• Written instruction:
Give only one thing: the number of lines that include the word "with".

## start Dataset extract

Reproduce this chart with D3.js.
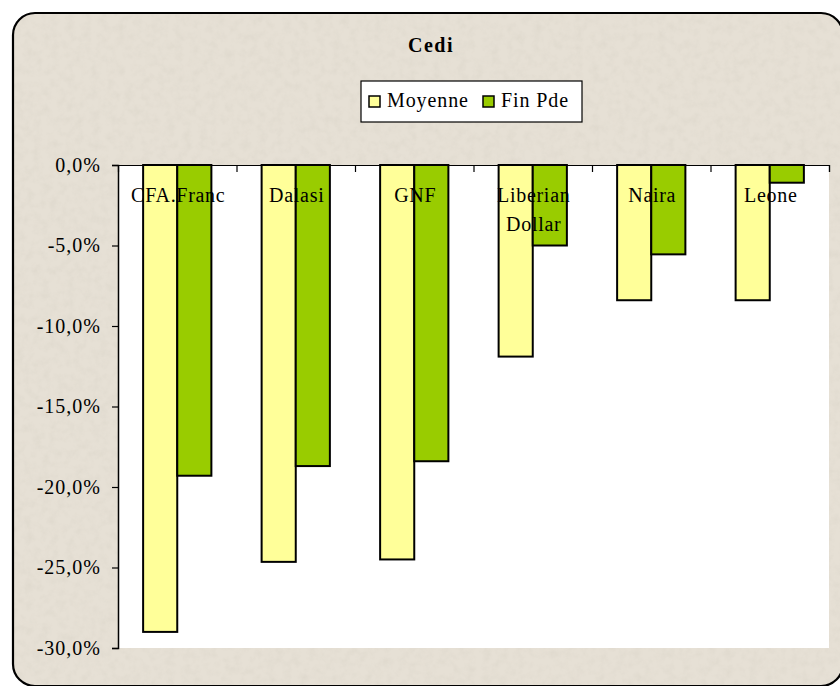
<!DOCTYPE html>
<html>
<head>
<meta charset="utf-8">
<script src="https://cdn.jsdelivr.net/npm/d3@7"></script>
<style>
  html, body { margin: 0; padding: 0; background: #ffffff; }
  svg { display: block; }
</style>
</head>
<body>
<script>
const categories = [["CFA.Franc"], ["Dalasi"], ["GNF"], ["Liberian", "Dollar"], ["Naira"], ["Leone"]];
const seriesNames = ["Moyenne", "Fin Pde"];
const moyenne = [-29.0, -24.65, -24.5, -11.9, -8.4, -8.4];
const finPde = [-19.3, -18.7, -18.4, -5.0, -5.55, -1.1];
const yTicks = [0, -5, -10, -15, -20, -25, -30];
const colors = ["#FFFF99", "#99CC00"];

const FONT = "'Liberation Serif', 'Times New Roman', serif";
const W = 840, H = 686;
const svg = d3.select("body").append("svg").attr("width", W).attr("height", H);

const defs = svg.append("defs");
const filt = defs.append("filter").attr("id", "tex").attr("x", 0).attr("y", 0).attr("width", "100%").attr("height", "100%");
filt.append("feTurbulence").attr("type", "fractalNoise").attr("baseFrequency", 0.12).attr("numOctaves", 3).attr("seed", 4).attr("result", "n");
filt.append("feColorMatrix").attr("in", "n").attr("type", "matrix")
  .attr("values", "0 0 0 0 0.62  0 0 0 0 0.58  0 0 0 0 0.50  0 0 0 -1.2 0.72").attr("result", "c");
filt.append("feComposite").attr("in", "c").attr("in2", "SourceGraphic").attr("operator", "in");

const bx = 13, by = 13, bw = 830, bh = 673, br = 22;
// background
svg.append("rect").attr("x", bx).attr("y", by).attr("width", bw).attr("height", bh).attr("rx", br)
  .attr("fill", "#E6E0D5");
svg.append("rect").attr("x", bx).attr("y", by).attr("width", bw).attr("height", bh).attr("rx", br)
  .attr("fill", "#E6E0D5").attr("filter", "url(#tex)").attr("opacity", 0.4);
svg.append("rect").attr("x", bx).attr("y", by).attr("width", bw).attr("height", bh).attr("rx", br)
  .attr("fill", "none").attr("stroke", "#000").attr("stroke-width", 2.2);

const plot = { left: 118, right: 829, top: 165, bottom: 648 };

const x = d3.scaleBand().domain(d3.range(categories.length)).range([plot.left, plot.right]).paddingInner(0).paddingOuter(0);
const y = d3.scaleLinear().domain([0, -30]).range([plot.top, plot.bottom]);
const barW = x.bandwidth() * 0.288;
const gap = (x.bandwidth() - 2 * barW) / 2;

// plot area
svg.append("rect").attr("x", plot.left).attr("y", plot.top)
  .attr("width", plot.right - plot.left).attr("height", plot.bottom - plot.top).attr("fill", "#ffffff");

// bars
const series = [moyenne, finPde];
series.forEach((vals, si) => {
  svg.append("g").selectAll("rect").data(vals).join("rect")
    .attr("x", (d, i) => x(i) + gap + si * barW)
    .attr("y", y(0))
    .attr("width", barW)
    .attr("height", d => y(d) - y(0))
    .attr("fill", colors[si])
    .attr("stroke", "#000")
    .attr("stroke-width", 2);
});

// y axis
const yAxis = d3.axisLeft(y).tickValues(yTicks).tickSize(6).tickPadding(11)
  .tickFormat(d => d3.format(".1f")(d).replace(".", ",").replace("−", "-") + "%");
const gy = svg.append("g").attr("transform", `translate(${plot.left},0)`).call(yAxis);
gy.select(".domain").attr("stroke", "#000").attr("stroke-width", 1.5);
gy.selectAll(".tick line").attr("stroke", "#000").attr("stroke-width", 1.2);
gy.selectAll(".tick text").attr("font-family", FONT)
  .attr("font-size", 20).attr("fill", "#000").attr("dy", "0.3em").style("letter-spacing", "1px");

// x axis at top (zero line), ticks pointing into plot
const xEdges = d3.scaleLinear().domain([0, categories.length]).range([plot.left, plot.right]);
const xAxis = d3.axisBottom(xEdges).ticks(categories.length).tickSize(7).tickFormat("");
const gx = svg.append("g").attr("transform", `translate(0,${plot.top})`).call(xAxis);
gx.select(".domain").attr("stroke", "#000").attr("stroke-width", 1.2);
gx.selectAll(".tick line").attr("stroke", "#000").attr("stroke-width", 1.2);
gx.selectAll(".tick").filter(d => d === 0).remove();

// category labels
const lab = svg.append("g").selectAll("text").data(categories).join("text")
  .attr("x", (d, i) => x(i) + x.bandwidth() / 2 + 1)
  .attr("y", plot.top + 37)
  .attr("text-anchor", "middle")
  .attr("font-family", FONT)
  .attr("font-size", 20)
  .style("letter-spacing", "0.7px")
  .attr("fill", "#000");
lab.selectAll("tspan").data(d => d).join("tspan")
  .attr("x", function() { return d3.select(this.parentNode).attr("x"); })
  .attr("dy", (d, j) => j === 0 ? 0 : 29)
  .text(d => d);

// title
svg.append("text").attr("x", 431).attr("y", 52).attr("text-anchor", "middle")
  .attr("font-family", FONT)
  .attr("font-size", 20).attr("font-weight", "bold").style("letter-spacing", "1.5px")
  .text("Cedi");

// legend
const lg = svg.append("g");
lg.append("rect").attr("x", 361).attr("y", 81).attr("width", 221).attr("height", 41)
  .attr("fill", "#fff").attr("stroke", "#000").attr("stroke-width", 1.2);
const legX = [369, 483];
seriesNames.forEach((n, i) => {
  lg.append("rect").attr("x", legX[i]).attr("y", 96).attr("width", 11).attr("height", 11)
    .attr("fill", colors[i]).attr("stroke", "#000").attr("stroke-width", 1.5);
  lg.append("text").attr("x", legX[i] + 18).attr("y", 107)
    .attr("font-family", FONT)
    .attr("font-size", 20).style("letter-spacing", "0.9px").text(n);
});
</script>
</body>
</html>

## end Dataset extract
## start Dataset extract

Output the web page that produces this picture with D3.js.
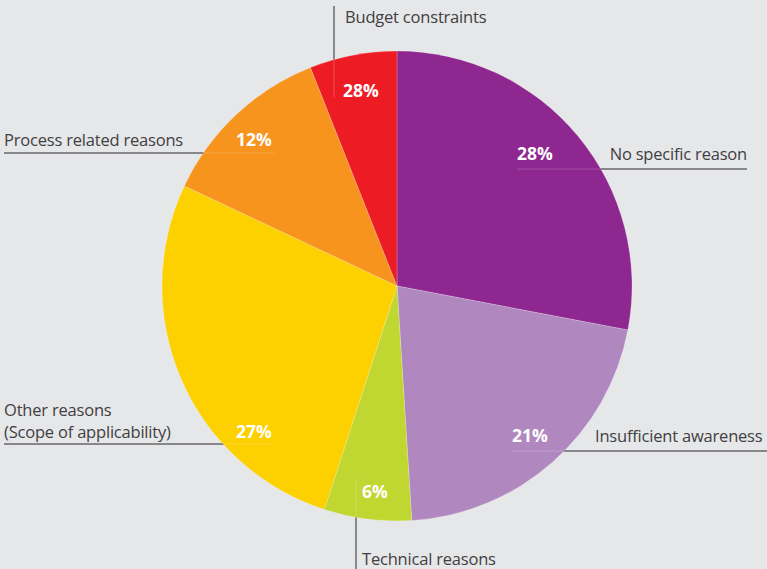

## end Dataset extract

• Completed exercise:
2